Google Story narra le vicende che Sergey Brin e Larry Page hanno vissuto dai loro anni di università, quando erano "solo" due studenti che volevano rivoluzionare il mondo di internet, a oggi, quando la loro società ha un valore di mercato più alto di Ford e General Motors messe assieme. Il libro è scritto abbastanza bene, senza annoiare e senza far perdere il filo del discorso al lettore e, anche se di tanto in tanto finisce per ripetersi su concetti come l'importanza che oggi riveste il motore di ricerca di Google, racconta bene gli eventi di quegli anni di fine millennio scorso (son già passati sei anni?).
Purtroppo dal punto di vista tecnico non vengono fornite molte informazioni sul PageRank (l'algoritmo matematico che sta alla base del successo di Brin e Page), e anzi tutto si mantiene sul generico.
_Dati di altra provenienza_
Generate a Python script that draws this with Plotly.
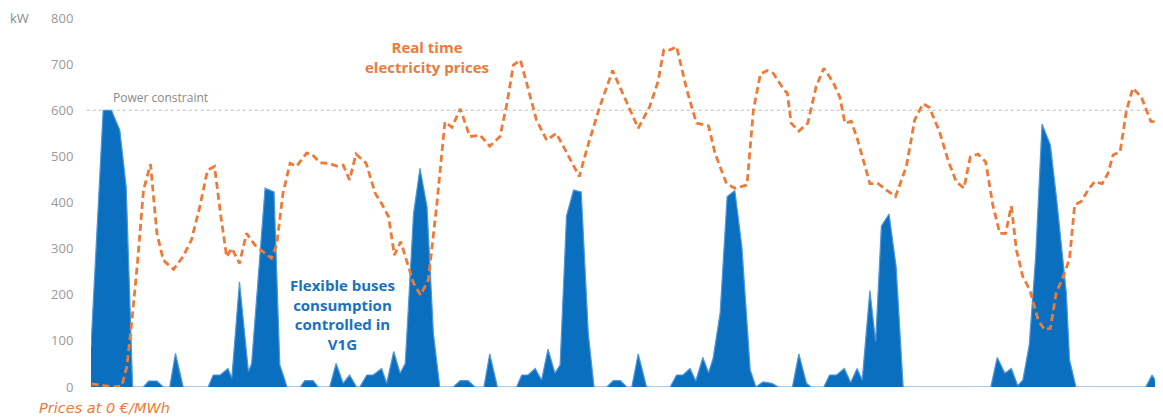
import plotly.graph_objects as go

# Flexible buses consumption (kW) - vertices (time in hours)
bus_hours = [0.0, 1.9, 3.2, 4.5, 5.5, 6.5, 8.2, 9.0, 10.3, 11.3, 12.3, 13.2, 14.4,
             18.3, 19.1, 20.2, 21.4, 22.0, 23.2, 24.6, 25.1, 27.2, 28.6, 29.5, 30.3, 30.6,
             32.7, 33.4, 34.7, 35.5, 37.3, 38.3, 39.4, 40.4, 41.5, 42.0, 43.1, 44.1, 45.4,
             46.2, 47.3, 48.3, 49.1, 50.4, 51.4, 52.5, 53.5, 54.5, 56.6, 57.7, 58.9, 60.0,
             61.4, 62.3, 63.5, 66.5, 67.3, 68.3, 69.4, 70.4, 71.4, 72.5, 73.3, 74.3, 75.4,
             76.6, 77.7, 78.6, 80.6, 81.6, 82.7, 83.7, 84.5, 85.5, 86.8, 90.5, 91.5, 92.5,
             93.6, 94.5, 95.6, 96.5, 97.2, 98.3, 99.4, 100.6, 101.7, 103.0, 103.9, 105.0,
             106.4, 107.4, 109.6, 110.6, 111.8, 112.5, 114.5, 115.4, 116.5, 117.7, 118.7,
             119.7, 120.5, 121.7, 122.6, 123.5, 124.7, 125.8, 126.9, 140.6, 141.6, 142.8,
             143.8, 144.8, 145.6, 146.6, 147.6, 148.6, 149.9, 150.9, 152.4, 152.9, 153.9,
             164.8, 165.8, 166.7, 167.5]
bus_kw = [87, 600, 600, 557, 434, 0, 0, 13, 13, 0, 0, 73, 0,
          0, 26, 26, 40, 19, 228, 33, 51, 431, 423, 48, 15, 0,
          0, 14, 14, 0, 0, 51, 8, 26, 0, 0, 26, 26, 40,
          8, 77, 30, 51, 376, 474, 391, 116, 0, 0, 14, 14, 0,
          0, 72, 0, 0, 26, 26, 40, 15, 82, 30, 48, 371, 427,
          423, 116, 0, 0, 14, 14, 0, 0, 72, 0, 0, 26, 26,
          40, 13, 64, 31, 62, 160, 413, 426, 304, 37, 0, 11,
          8, 0, 0, 72, 8, 0, 0, 26, 26, 40, 10,
          40, 15, 209, 98, 349, 375, 261, 0, 0, 64, 30,
          40, 3, 15, 91, 282, 570, 525, 405, 203, 59, 0,
          0, 26, 4, 37]

# Real time electricity prices - vertices
price_hours = [0.1, 1.4, 3.5, 4.8, 5.6, 6.4, 7.3, 8.2, 9.3, 10.3, 11.3, 12.9, 14.4,
               15.7, 17.0, 18.2, 19.3, 20.3, 21.2, 22.0, 23.2, 24.3, 25.6, 26.9, 28.2,
               29.0, 30.0, 31.1, 32.1, 33.7, 34.5, 35.8, 37.1, 38.4, 39.4, 40.4, 41.4,
               43.0, 44.4, 45.4, 46.5, 47.4, 48.4, 49.6, 50.4, 51.5, 52.7, 54.0, 55.3,
               56.4, 57.7, 59.2, 60.8, 62.3, 63.9, 65.0, 66.0, 67.1, 68.3, 69.6, 71.2,
               72.7, 74.1, 76.3, 77.5, 79.5, 81.5, 83.7, 85.5, 87.3, 88.6, 89.5, 90.5,
               91.5, 93.1, 94.6, 96.5, 97.5, 99.3, 100.6, 102.5, 103.5, 104.6, 105.7,
               106.6, 108.3, 108.8, 109.4, 110.6, 112.0, 113.3, 114.5, 115.9, 117.0,
               117.8, 118.8, 119.8, 121.7, 123.0, 124.3, 125.7, 127.4, 128.7, 130.0,
               131.0, 132.6, 133.9, 135.2, 136.4, 137.4, 138.6, 139.8, 140.9, 142.0,
               142.9, 143.8, 144.6, 145.6, 146.7, 148.0, 149.0, 149.9, 150.8, 152.1,
               152.9, 153.7, 154.7, 155.8, 156.8, 158.0, 158.9, 159.7, 160.8, 161.8,
               162.8, 164.1, 165.6, 166.7, 167.5]
price_values = [7, 4, 0, 2, 44, 145, 275, 427, 483, 333, 275, 255, 283,
                319, 391, 470, 478, 369, 282, 301, 268, 333, 308, 293, 279,
                308, 420, 485, 478, 507, 505, 486, 485, 479, 481, 449, 505,
                485, 420, 398, 369, 286, 315, 261, 225, 199, 232, 391, 575,
                563, 603, 543, 546, 522, 543, 615, 698, 709, 644, 579, 535,
                550, 514, 456, 517, 608, 686, 618, 561, 608, 662, 731, 731,
                738, 644, 572, 566, 507, 441, 431, 438, 600, 679, 686,
                680, 644, 637, 572, 555, 572, 651, 691, 662, 629,
                572, 576, 535, 441, 441, 427, 413, 478, 579, 614,
                606, 553, 492, 445, 431, 499, 505, 488, 395, 333,
                333, 392, 297, 239, 210, 145, 124, 127, 203, 246,
                279, 395, 402, 427, 445, 441, 463, 503, 510, 600,
                648, 629, 576, 575, 553]

y_ticks = [0, 100, 200, 300, 400, 500, 600, 700, 800]
power_constraint = 600

ORANGE = "#ee7a38"
BLUE = "#0b6fbf"
GRAY = "#9a9a9a"
FONT = "Open Sans"

fig = go.Figure()
fig.add_trace(go.Scatter(
    x=bus_hours, y=bus_kw, mode="lines", fill="tozeroy",
    fillcolor=BLUE, line=dict(color="#4f97d8", width=1.2),
    hoverinfo="skip", showlegend=False))
fig.add_trace(go.Scatter(
    x=price_hours, y=price_values, mode="lines",
    line=dict(color=ORANGE, width=2.8, dash="7px,4px"),
    hoverinfo="skip", showlegend=False))

fig.add_shape(type="line", xref="paper", yref="y", x0=-0.004, x1=1,
              y0=power_constraint, y1=power_constraint,
              line=dict(color="#bdbdbd", width=1, dash="dot"), layer="below")

annotations = [
    dict(text="Power constraint", x=0.0187, y=power_constraint, xref="paper", yref="y",
         xanchor="left", yanchor="bottom", yshift=2, showarrow=False,
         font=dict(family=FONT, size=12, color="#8a8a8a")),
    dict(text="<b>Real time<br>electricity prices</b>", x=0.313, y=0.894, xref="paper", yref="paper",
         xanchor="center", yanchor="middle", showarrow=False, align="center",
         font=dict(family=FONT, size=15, color=ORANGE)),
    dict(text="<b>Flexible buses<br>consumption<br>controlled in<br>V1G</b>", x=0.235, y=0.196,
         xref="paper", yref="paper", xanchor="center", yanchor="middle", showarrow=False,
         align="center", font=dict(family=FONT, size=15, color="#1a70c2")),
    dict(text="<i>Prices at 0 €/MWh</i>", x=-0.0504, y=-0.058, xref="paper", yref="paper",
         xanchor="left", yanchor="middle", showarrow=False,
         font=dict(family="DejaVu Sans", size=14.5, color=ORANGE)),
    dict(text="kW", x=-0.067, y=1.0, xref="paper", yref="paper",
         xanchor="center", yanchor="middle", showarrow=False,
         font=dict(family=FONT, size=13, color="#8a8a8a")),
]

# the page body adds an 8px offset, so the figure is sized to the remaining window
fig.update_layout(
    width=1155, height=410,
    margin=dict(l=83, r=0, t=10, b=31),
    paper_bgcolor="white", plot_bgcolor="white",
    annotations=annotations,
    xaxis=dict(range=[0, 167.5], showgrid=False, zeroline=False, showticklabels=False,
               showline=False, ticks=""),
    yaxis=dict(range=[0, 800], tickvals=y_ticks, showgrid=False, zeroline=False,
               showline=False, ticks="outside", ticklen=14, tickcolor="rgba(0,0,0,0)",
               tickfont=dict(family=FONT, size=13, color=GRAY)),
)

fig.write_html("out.html")
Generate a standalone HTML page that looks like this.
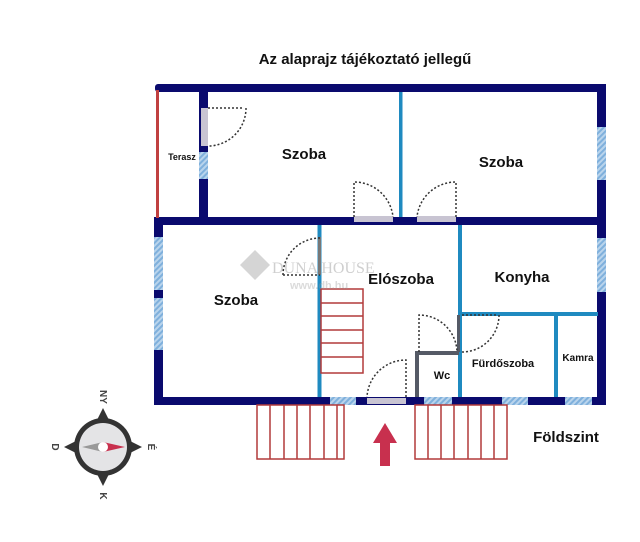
<!DOCTYPE html>
<html><head><meta charset="utf-8"><style>
html,body{margin:0;padding:0;background:#fff;}
svg{display:block;}
text{font-family:"Liberation Sans",sans-serif;font-weight:bold;fill:#111;}
</style></head><body>
<svg width="640" height="542" viewBox="0 0 640 542" xmlns="http://www.w3.org/2000/svg">
<defs>
<pattern id="h" width="4" height="4" patternUnits="userSpaceOnUse" patternTransform="rotate(45)">
<rect width="4" height="4" fill="#b9d4ec"/><rect width="2" height="4" fill="#7fb0dc"/></pattern>
</defs>
<text x="365" y="64" font-size="15" text-anchor="middle">Az alaprajz tájékoztató jellegű</text>
<g fill="#0a0a6e">
<rect x="155" y="84" width="451" height="8" rx="3"/>
<rect x="597" y="84" width="9" height="321"/>
<rect x="154" y="217" width="452" height="8"/>
<rect x="154" y="217" width="9" height="188"/>
<rect x="154" y="397" width="452" height="8"/>
<rect x="199" y="88" width="9" height="132"/>
</g>
<rect x="156" y="90" width="3" height="128" fill="#c04040"/>
<g fill="url(#h)">
<rect x="199" y="152" width="9" height="27"/>
<rect x="597" y="127" width="9" height="53"/>
<rect x="597" y="238" width="9" height="54"/>
<rect x="154" y="237" width="9" height="53"/>
<rect x="154" y="298" width="9" height="52"/>
<rect x="330" y="397" width="26" height="8"/>
<rect x="424" y="397" width="28" height="8"/>
<rect x="502" y="397" width="26" height="8"/>
<rect x="565" y="397" width="27" height="8"/>
</g>
<g fill="#c8c4d2">
<rect x="201" y="108" width="7" height="38"/>
<rect x="354" y="216" width="39" height="6"/>
<rect x="417" y="216" width="39" height="6"/>
<rect x="367" y="398" width="39" height="6"/>
</g>
<g fill="#1f8ac0">
<rect x="399" y="92" width="3.5" height="125"/>
<rect x="317.5" y="225" width="4" height="172"/>
<rect x="458" y="225" width="4" height="172"/>
<rect x="459" y="312" width="139" height="4"/>
<rect x="554" y="312" width="4" height="85"/>
</g>
<rect x="318" y="237" width="3" height="38" fill="#777"/>
<g fill="#555a66">
<rect x="415" y="351" width="4" height="46"/>
<rect x="415" y="351" width="44" height="4"/>
<rect x="457" y="315" width="3" height="37"/>
</g>
<g fill="none" stroke="#333" stroke-width="1.5" stroke-dasharray="2 2">
<path d="M208 108 H242 M246 108 A38 38 0 0 1 208 146"/>
<path d="M354 217 V182 A39 39 0 0 1 393 217"/>
<path d="M456 217 V182 A39 39 0 0 0 417 217"/>
<path d="M283 275 H320 M320 238 A37 37 0 0 0 283 275"/>
<path d="M419 352 V315 A38 38 0 0 1 457 352"/>
<path d="M462 315 H498 M499 315 A37 37 0 0 1 462 352"/>
<path d="M406 397 V360 A39 39 0 0 0 367 397"/>
</g>
<g fill="none" stroke="#b23a3a" stroke-width="1.5">
<rect x="321" y="289" width="42" height="84"/>
<path d="M321 303H363M321 316H363M321 330H363M321 343H363M321 357H363"/>
<rect x="257" y="405" width="87" height="54"/>
<path d="M270 405V459M284 405V459M297 405V459M310 405V459M324 405V459M337 405V459"/>
<rect x="415" y="405" width="92" height="54"/>
<path d="M428 405V459M441 405V459M454 405V459M468 405V459M481 405V459M494 405V459"/>
</g>
<path d="M385 423 L397 443 L390 443 L390 466 L380 466 L380 443 L373 443 Z" fill="#c8304e"/>
<g opacity="0.35">
<path d="M255 250 L270 265 L255 280 L240 265 Z" fill="#888"/>
<text x="272" y="273" font-size="16" style="font-family:'Liberation Serif',serif;font-weight:normal;fill:#777">DUNA HOUSE</text>
<text x="290" y="289" font-size="11" style="fill:#999">www.dh.hu</text>
</g>
<text x="304" y="159" font-size="15" text-anchor="middle">Szoba</text>
<text x="501" y="167" font-size="15" text-anchor="middle">Szoba</text>
<text x="182" y="160" font-size="9" text-anchor="middle">Terasz</text>
<text x="236" y="305" font-size="15" text-anchor="middle">Szoba</text>
<text x="401" y="284" font-size="15" text-anchor="middle">Elószoba</text>
<text x="522" y="282" font-size="15" text-anchor="middle">Konyha</text>
<text x="503" y="367" font-size="11" text-anchor="middle">Fürdőszoba</text>
<text x="578" y="361" font-size="10" text-anchor="middle">Kamra</text>
<text x="442" y="379" font-size="11" text-anchor="middle">Wc</text>
<text x="566" y="442" font-size="15" text-anchor="middle">Földszint</text>
<g transform="translate(103,447)">
<path d="M0 -39 L13 -13 L39 0 L13 13 L0 39 L-13 13 L-39 0 L-13 -13 Z" fill="#333"/>
<circle r="29" fill="#333"/>
<circle r="24" fill="#e4e4e6"/>
<path d="M-21 0 L0 -5 L0 5 Z" fill="#999"/>
<path d="M22 0 L0 -5 L0 5 Z" fill="#c8304e"/>
<circle r="5" fill="#fff"/>
<text x="0" y="-47" font-size="10" text-anchor="middle" transform="rotate(90 0 -50)" style="fill:#444">NY</text>
<text x="48" y="3" font-size="10" text-anchor="middle" transform="rotate(90 48 0)" style="fill:#444">É</text>
<text x="0" y="52" font-size="10" text-anchor="middle" transform="rotate(90 0 49)" style="fill:#444">K</text>
<text x="-48" y="3" font-size="10" text-anchor="middle" transform="rotate(90 -48 0)" style="fill:#444">D</text>
</g>
</svg>
</body></html>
In qualità di programmatore mi sarebbe piaciuto conoscere ogni particolare, ma da lettore posso capire che ciò sarebbe stato fuori luogo in un libro narrativo come questo (senza contare che, molto probabilmente, i "Google Guys" sono gelosi dei segreti della loro innovazione, che altrimenti non sarebbe più così unica).
Sinceramente è un libro che consiglio a chi pensa che l'informatica sia un mondo che può ancora regalare molto sorprese e che l'era "pioneristica" non si è affatto conclusa negli anni '80 e '90.